» Stated task:
Type the records out again in full, exactly.

=== Dataset rows ===

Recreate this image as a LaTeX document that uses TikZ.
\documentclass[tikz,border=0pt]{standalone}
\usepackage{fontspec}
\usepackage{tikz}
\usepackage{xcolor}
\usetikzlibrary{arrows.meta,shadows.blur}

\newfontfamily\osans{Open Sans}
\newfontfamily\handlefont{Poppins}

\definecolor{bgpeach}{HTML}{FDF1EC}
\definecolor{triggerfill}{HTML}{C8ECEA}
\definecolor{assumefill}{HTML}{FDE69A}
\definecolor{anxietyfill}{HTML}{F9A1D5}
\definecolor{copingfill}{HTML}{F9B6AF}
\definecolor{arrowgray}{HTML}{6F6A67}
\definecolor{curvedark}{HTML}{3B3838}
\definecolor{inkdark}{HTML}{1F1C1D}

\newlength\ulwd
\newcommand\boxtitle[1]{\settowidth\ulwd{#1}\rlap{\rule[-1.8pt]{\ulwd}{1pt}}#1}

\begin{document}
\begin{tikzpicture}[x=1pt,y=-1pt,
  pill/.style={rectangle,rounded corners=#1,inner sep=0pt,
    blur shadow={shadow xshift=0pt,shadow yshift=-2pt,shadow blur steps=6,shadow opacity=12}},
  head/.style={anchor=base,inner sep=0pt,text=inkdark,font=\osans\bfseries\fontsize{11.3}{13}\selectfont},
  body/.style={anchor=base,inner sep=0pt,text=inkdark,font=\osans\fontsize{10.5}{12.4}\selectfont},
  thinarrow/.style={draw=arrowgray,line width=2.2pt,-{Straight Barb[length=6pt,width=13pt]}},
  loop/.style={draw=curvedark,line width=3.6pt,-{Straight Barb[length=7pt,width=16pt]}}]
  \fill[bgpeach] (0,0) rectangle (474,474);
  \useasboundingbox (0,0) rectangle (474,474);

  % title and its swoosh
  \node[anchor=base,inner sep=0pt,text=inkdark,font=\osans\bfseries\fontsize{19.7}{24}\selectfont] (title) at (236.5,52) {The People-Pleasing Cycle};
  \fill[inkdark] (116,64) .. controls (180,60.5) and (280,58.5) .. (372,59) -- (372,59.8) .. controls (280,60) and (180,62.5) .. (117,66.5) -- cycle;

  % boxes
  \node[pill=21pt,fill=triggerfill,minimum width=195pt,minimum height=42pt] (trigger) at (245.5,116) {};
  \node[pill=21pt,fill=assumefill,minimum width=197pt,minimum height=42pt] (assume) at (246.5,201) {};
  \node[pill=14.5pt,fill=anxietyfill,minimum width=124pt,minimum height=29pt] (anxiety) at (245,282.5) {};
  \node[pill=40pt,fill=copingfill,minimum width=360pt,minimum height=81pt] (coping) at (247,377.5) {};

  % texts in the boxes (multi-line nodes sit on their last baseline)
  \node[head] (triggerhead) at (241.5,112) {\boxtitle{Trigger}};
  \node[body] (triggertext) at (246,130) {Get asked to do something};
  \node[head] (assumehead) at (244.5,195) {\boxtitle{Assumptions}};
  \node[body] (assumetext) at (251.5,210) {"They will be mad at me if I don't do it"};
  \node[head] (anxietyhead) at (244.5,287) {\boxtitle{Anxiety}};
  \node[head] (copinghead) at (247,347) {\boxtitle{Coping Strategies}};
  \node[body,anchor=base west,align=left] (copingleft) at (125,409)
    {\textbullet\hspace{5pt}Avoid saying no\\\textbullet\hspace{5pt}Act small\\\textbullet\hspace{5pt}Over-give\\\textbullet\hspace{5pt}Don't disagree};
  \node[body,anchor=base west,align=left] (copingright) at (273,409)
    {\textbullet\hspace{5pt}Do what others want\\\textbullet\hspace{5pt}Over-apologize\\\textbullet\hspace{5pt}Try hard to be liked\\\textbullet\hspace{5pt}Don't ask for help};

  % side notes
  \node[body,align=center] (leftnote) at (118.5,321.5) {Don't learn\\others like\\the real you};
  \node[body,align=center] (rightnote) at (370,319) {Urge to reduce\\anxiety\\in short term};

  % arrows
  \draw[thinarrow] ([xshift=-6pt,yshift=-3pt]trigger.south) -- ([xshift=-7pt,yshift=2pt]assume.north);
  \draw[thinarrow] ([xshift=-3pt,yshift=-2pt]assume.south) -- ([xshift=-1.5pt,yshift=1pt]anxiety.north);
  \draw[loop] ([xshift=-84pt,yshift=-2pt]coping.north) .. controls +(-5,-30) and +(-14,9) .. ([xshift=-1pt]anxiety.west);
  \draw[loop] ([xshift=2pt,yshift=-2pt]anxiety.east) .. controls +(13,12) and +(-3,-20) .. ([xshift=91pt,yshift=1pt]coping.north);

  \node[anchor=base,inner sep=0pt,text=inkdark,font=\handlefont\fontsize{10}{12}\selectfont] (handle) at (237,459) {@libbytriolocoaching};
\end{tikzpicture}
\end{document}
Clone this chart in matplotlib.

===

» Result of this task:
Recreate this image as a LaTeX document that uses TikZ.
\documentclass[tikz,border=0pt]{standalone}
\usepackage{fontspec}
\usepackage{tikz}
\usepackage{xcolor}
\usetikzlibrary{arrows.meta,shadows.blur}

\newfontfamily\osans{Open Sans}
\newfontfamily\handlefont{Poppins}

\definecolor{bgpeach}{HTML}{FDF1EC}
\definecolor{triggerfill}{HTML}{C8ECEA}
\definecolor{assumefill}{HTML}{FDE69A}
\definecolor{anxietyfill}{HTML}{F9A1D5}
\definecolor{copingfill}{HTML}{F9B6AF}
\definecolor{arrowgray}{HTML}{6F6A67}
\definecolor{curvedark}{HTML}{3B3838}
\definecolor{inkdark}{HTML}{1F1C1D}

\newlength\ulwd
\newcommand\boxtitle[1]{\settowidth\ulwd{#1}\rlap{\rule[-1.8pt]{\ulwd}{1pt}}#1}

\begin{document}
\begin{tikzpicture}[x=1pt,y=-1pt,
  pill/.style={rectangle,rounded corners=#1,inner sep=0pt,
    blur shadow={shadow xshift=0pt,shadow yshift=-2pt,shadow blur steps=6,shadow opacity=12}},
  head/.style={anchor=base,inner sep=0pt,text=inkdark,font=\osans\bfseries\fontsize{11.3}{13}\selectfont},
  body/.style={anchor=base,inner sep=0pt,text=inkdark,font=\osans\fontsize{10.5}{12.4}\selectfont},
  thinarrow/.style={draw=arrowgray,line width=2.2pt,-{Straight Barb[length=6pt,width=13pt]}},
  loop/.style={draw=curvedark,line width=3.6pt,-{Straight Barb[length=7pt,width=16pt]}}]
  \fill[bgpeach] (0,0) rectangle (474,474);
  \useasboundingbox (0,0) rectangle (474,474);

  % title and its swoosh
  \node[anchor=base,inner sep=0pt,text=inkdark,font=\osans\bfseries\fontsize{19.7}{24}\selectfont] (title) at (236.5,52) {The People-Pleasing Cycle};
  \fill[inkdark] (116,64) .. controls (180,60.5) and (280,58.5) .. (372,59) -- (372,59.8) .. controls (280,60) and (180,62.5) .. (117,66.5) -- cycle;

  % boxes
  \node[pill=21pt,fill=triggerfill,minimum width=195pt,minimum height=42pt] (trigger) at (245.5,116) {};
  \node[pill=21pt,fill=assumefill,minimum width=197pt,minimum height=42pt] (assume) at (246.5,201) {};
  \node[pill=14.5pt,fill=anxietyfill,minimum width=124pt,minimum height=29pt] (anxiety) at (245,282.5) {};
  \node[pill=40pt,fill=copingfill,minimum width=360pt,minimum height=81pt] (coping) at (247,377.5) {};

  % texts in the boxes (multi-line nodes sit on their last baseline)
  \node[head] (triggerhead) at (241.5,112) {\boxtitle{Trigger}};
  \node[body] (triggertext) at (246,130) {Get asked to do something};
  \node[head] (assumehead) at (244.5,195) {\boxtitle{Assumptions}};
  \node[body] (assumetext) at (251.5,210) {"They will be mad at me if I don't do it"};
  \node[head] (anxietyhead) at (244.5,287) {\boxtitle{Anxiety}};
  \node[head] (copinghead) at (247,347) {\boxtitle{Coping Strategies}};
  \node[body,anchor=base west,align=left] (copingleft) at (125,409)
    {\textbullet\hspace{5pt}Avoid saying no\\\textbullet\hspace{5pt}Act small\\\textbullet\hspace{5pt}Over-give\\\textbullet\hspace{5pt}Don't disagree};
  \node[body,anchor=base west,align=left] (copingright) at (273,409)
    {\textbullet\hspace{5pt}Do what others want\\\textbullet\hspace{5pt}Over-apologize\\\textbullet\hspace{5pt}Try hard to be liked\\\textbullet\hspace{5pt}Don't ask for help};

  % side notes
  \node[body,align=center] (leftnote) at (118.5,321.5) {Don't learn\\others like\\the real you};
  \node[body,align=center] (rightnote) at (370,319) {Urge to reduce\\anxiety\\in short term};

  % arrows
  \draw[thinarrow] ([xshift=-6pt,yshift=-3pt]trigger.south) -- ([xshift=-7pt,yshift=2pt]assume.north);
  \draw[thinarrow] ([xshift=-3pt,yshift=-2pt]assume.south) -- ([xshift=-1.5pt,yshift=1pt]anxiety.north);
  \draw[loop] ([xshift=-84pt,yshift=-2pt]coping.north) .. controls +(-5,-30) and +(-14,9) .. ([xshift=-1pt]anxiety.west);
  \draw[loop] ([xshift=2pt,yshift=-2pt]anxiety.east) .. controls +(13,12) and +(-3,-20) .. ([xshift=91pt,yshift=1pt]coping.north);

  \node[anchor=base,inner sep=0pt,text=inkdark,font=\handlefont\fontsize{10}{12}\selectfont] (handle) at (237,459) {@libbytriolocoaching};
\end{tikzpicture}
\end{document}
Clone this chart in matplotlib.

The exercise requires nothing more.